What you have to do: Exact reproduction is required for the lines bounded by the one containing "Write a Python" and the one containing "from bokeh.resources import INLINE", both bounds included. Print them without any pictures.

### Records for processing

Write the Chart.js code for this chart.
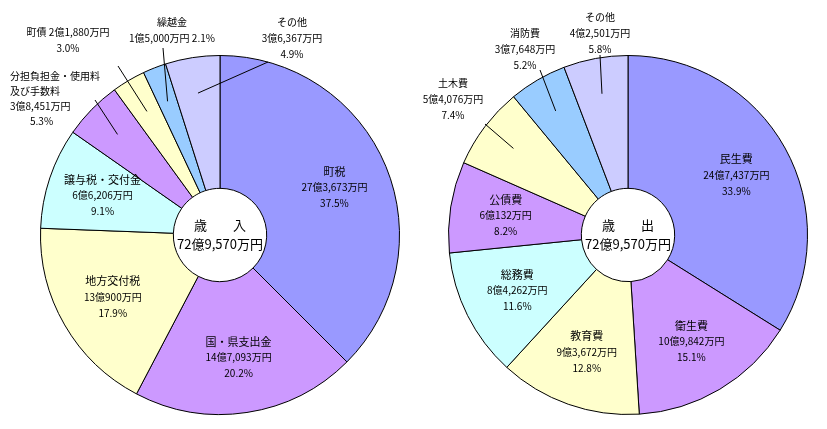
<!DOCTYPE html>
<html><head><meta charset="utf-8">
<script src="https://cdn.jsdelivr.net/npm/chart.js@4/dist/chart.umd.min.js"></script>
<style>body{margin:0;background:#fff}#w{position:relative;width:827px;height:429px}
canvas{position:absolute;top:0}</style></head><body>
<div id="w"><canvas id="c1" style="left:0" width="414" height="429"></canvas><canvas id="c2" style="left:414px" width="413" height="429"></canvas></div>
<script>
const inCats=['町税','国・県支出金','地方交付税','譲与税・交付金','分担負担金・使用料及び手数料','町債','繰越金','その他'];
const inAmt=['27億3,673万円','14億7,093万円','13億900万円','6億6,206万円','3億8,451万円','2億1,880万円','1億5,000万円','3億6,367万円'];
const inPct=[37.5,20.2,17.9,9.1,5.3,3.0,2.1,4.9];
const outCats=['民生費','衛生費','教育費','総務費','公債費','土木費','消防費','その他'];
const outAmt=['24億7,437万円','10億9,842万円','9億3,672万円','8億4,262万円','6億132万円','5億4,076万円','3億7,648万円','4億2,501万円'];
const outPct=[33.9,15.1,12.8,11.6,8.2,7.4,5.2,5.8];
const colors=['#9999ff','#cc99ff','#ffffcc','#ccffff','#cc99ff','#ffffcc','#99ccff','#ccccff'];
const F='"Noto Sans CJK JP", sans-serif';
// label layouts: inside(lines) or outside {lines, x,y (first line), align, lx,ly line start}
const inLabels={
 0:{in:['町税','27億3,673万円','37.5%']},1:{in:['国・県支出金','14億7,093万円','20.2%']},
 2:{in:['地方交付税','13億900万円','17.9%']},3:{in:['譲与税・交付金','6億6,206万円','9.1%']},
 4:{out:['分担負担金・使用料','及び手数料','3億8,451万円','5.3%'],x:10,y:76,align:'left',lx:95,ly:100,mid:[0,0,0,1]},
 5:{out:['町債 2億1,880万円','3.0%'],x:68,y:32,align:'center',lx:118,ly:66},
 6:{out:['繰越金','1億5,000万円 2.1%'],x:172,y:22,align:'center',lx:163,ly:48,off:[0,10]},
 7:{out:['その他','3億6,367万円','4.9%'],x:292,y:22,align:'center',lx:268,ly:62}
};
const outLabels={
 0:{in:['民生費','24億7,437万円','33.9%']},1:{in:['衛生費','10億9,842万円','15.1%']},
 2:{in:['教育費','9億3,672万円','12.8%']},3:{in:['総務費','8億4,262万円','11.6%']},
 4:{in:['公債費','6億132万円','8.2%']},
 5:{out:['土木費','5億4,076万円','7.4%'],x:453-414,y:83,align:'center',lx:485-414,ly:124},
 6:{out:['消防費','3億7,648万円','5.2%'],x:525-414,y:33,align:'center',lx:540-414,ly:70},
 7:{out:['その他','4億2,501万円','5.8%'],x:600-414,y:17,align:'center',lx:600-414,ly:55}
};
function mk(id,cats,pct,labels,title,pad){
 new Chart(document.getElementById(id),{type:'doughnut',
  data:{labels:cats,datasets:[{data:pct,backgroundColor:colors,borderColor:'#000',borderWidth:1}]},
  options:{responsive:false,animation:false,cutout:'26%',layout:{padding:pad},
   plugins:{legend:{display:false},tooltip:{enabled:false}}},
  plugins:[{id:'lbl',afterDraw(ch){
   const ctx=ch.ctx;const arcs=ch.getDatasetMeta(0).data;
   ctx.save();ctx.fillStyle='#000';ctx.textBaseline='middle';
   arcs.forEach((a,i)=>{const L=labels[i];const mid=(a.startAngle+a.endAngle)/2;
    if(L.in){const r=a.outerRadius*0.69;const x=a.x+Math.cos(mid)*r,y=a.y+Math.sin(mid)*r;
     ctx.textAlign='center';
     L.in.forEach((t,k)=>{ctx.font=(k==0?'11px ':'10px ')+F;ctx.fillText(t,x,y+(k-1)*16);});
    }else{
     ctx.textAlign=L.align;
     L.out.forEach((t,k)=>{ctx.font='10px '+F;let x=L.x;if(L.mid&&L.mid[k])x=L.x+20;ctx.fillText(t,x,L.y+k*(L.out.length==4?15:16));});
     const r=a.outerRadius*0.8;ctx.strokeStyle='#000';ctx.lineWidth=1;ctx.beginPath();
     ctx.moveTo(L.lx,L.ly);ctx.lineTo(a.x+Math.cos(mid)*r,a.y+Math.sin(mid)*r);ctx.stroke();
    }});
   const a=arcs[0];ctx.textAlign='center';ctx.font='13px '+F;
   ctx.fillText(title,a.x,a.y-10);ctx.fillText('72億9,570万円',a.x,a.y+9);
   ctx.restore();}}]});
}
mk('c1',inCats,inPct,inLabels,'歳　　入',{left:40,right:14,top:55,bottom:14});
mk('c2',outCats,outPct,outLabels,'歳　　出',{left:34,right:19,top:55,bottom:14});
</script></body></html>
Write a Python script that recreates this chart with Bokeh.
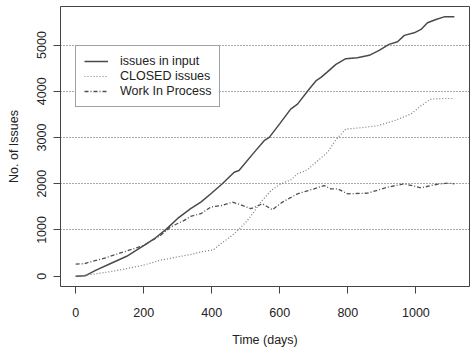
from bokeh.plotting import figure
from bokeh.models import Range1d, FixedTicker, Legend, LegendItem
from bokeh.embed import file_html
from bokeh.resources import INLINE

# Issues entering the process (cumulative)
input_days = [0, 29, 60, 103, 150, 201, 235, 265, 299, 338, 368, 400, 431, 466, 480,
              529, 554, 569, 600, 632, 652, 686, 706, 721, 740, 765, 794, 828, 863,
              892, 921, 946, 966, 995, 1015, 1034, 1059, 1083, 1113]
input_vals = [0, 10, 130, 273, 430, 668, 830, 1006, 1243, 1459, 1602, 1800, 1998, 2248, 2284,
              2716, 2931, 3002, 3300, 3614, 3722, 4045, 4224, 4300, 4420, 4583, 4705, 4726, 4778,
              4886, 5015, 5071, 5209, 5265, 5338, 5481, 5553, 5610, 5610]

# Issues closed (cumulative)
closed_days = [0, 54, 100, 152, 200, 250, 299, 340, 368, 405, 430, 460, 485, 505, 525,
               544, 574, 603, 632, 652, 681, 701, 720, 740, 765, 794, 848, 887, 936,
               985, 1015, 1044, 1080, 1113]
closed_vals = [0, 43, 95, 165, 240, 345, 416, 470, 524, 570, 720, 880, 1050, 1207, 1400,
               1600, 1850, 2000, 2080, 2213, 2300, 2430, 2550, 2680, 2950, 3183, 3218, 3254, 3362,
               3506, 3685, 3830, 3843, 3843]

# Work in process
wip_days = [0, 25, 54, 90, 132, 170, 201, 250, 279, 319, 338, 368, 397, 431, 461, 485,
            515, 549, 578, 608, 652, 701, 730, 750, 770, 799, 858, 917, 966, 1015,
            1059, 1093, 1113]
wip_vals = [259, 270, 330, 400, 503, 590, 668, 884, 1063, 1207, 1293, 1351, 1494, 1530, 1602, 1545,
            1459, 1566, 1437, 1602, 1782, 1890, 1961, 1890, 1890, 1782, 1796, 1925, 1998, 1911,
            1983, 2011, 1998]

x_ticks = [0, 200, 400, 600, 800, 1000]
y_ticks = [0, 1000, 2000, 3000, 4000, 5000]
grid_levels = [1000, 2000, 3000, 4000, 5000]

FONT = "Liberation Sans"
SIZE = "12.5px"
TXT = "#222222"

p = figure(width=473, height=352, output_backend="svg", toolbar_location=None,
           x_range=Range1d(-44.5, 1157.5), y_range=Range1d(-224, 5834),
           min_border_left=60, min_border_right=4, min_border_top=6, min_border_bottom=66,
           background_fill_color="white", border_fill_color="white")

p.outline_line_color = "#444444"
p.outline_line_width = 1

p.xgrid.visible = False
p.ygrid.ticker = FixedTicker(ticks=grid_levels)
p.ygrid.grid_line_color = "#555555"
p.ygrid.grid_line_dash = "1 2"
p.ygrid.grid_line_width = 1

for ax in (p.xaxis[0], p.yaxis[0]):
    ax.axis_line_color = None
    ax.major_tick_in = 0
    ax.major_tick_out = 7
    ax.major_tick_line_color = "#444444"
    ax.minor_tick_line_color = None
    ax.major_label_text_font = FONT
    ax.major_label_text_font_size = SIZE
    ax.major_label_text_color = TXT
    ax.axis_label_text_font = FONT
    ax.axis_label_text_font_size = SIZE
    ax.axis_label_text_font_style = "normal"
    ax.axis_label_text_color = TXT

p.xaxis.ticker = FixedTicker(ticks=x_ticks)
p.yaxis.ticker = FixedTicker(ticks=y_ticks)
p.xaxis.axis_label = "Time (days)"
p.yaxis.axis_label = "No. of Issues"
p.xaxis.major_label_standoff = 14
p.xaxis.axis_label_standoff = 13
p.yaxis.major_label_orientation = "parallel"
p.yaxis.major_label_standoff = 7
p.yaxis.axis_label_standoff = 14

r_in = p.line(input_days, input_vals, line_color="#4a4a4a", line_width=1.5)
r_cl = p.line(closed_days, closed_vals, line_color="#7a7a7a", line_width=1.2, line_dash="1 2")
r_wip = p.line(wip_days, wip_vals, line_color="#505050", line_width=1.3, line_dash="4 2 1 2")

legend = Legend(items=[
    LegendItem(label="issues in input", renderers=[r_in]),
    LegendItem(label="CLOSED issues", renderers=[r_cl]),
    LegendItem(label="Work In Process", renderers=[r_wip]),
], location=(15, 179))
legend.border_line_color = "#444444"
legend.border_line_width = 1
legend.background_fill_color = "white"
legend.background_fill_alpha = 1
legend.padding = 8
legend.margin = 0
legend.spacing = 1
legend.label_height = 14
legend.glyph_height = 14
legend.glyph_width = 24
legend.label_standoff = 12
legend.label_width = 91
legend.label_text_font = FONT
legend.label_text_font_size = SIZE
legend.label_text_color = TXT
p.add_layout(legend, "center")

open("out.html", "w").write(file_html(p, INLINE))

######

Exercise answer:
Write a Python script that recreates this chart with Bokeh.
from bokeh.plotting import figure
from bokeh.models import Range1d, FixedTicker, Legend, LegendItem
from bokeh.embed import file_html
from bokeh.resources import INLINE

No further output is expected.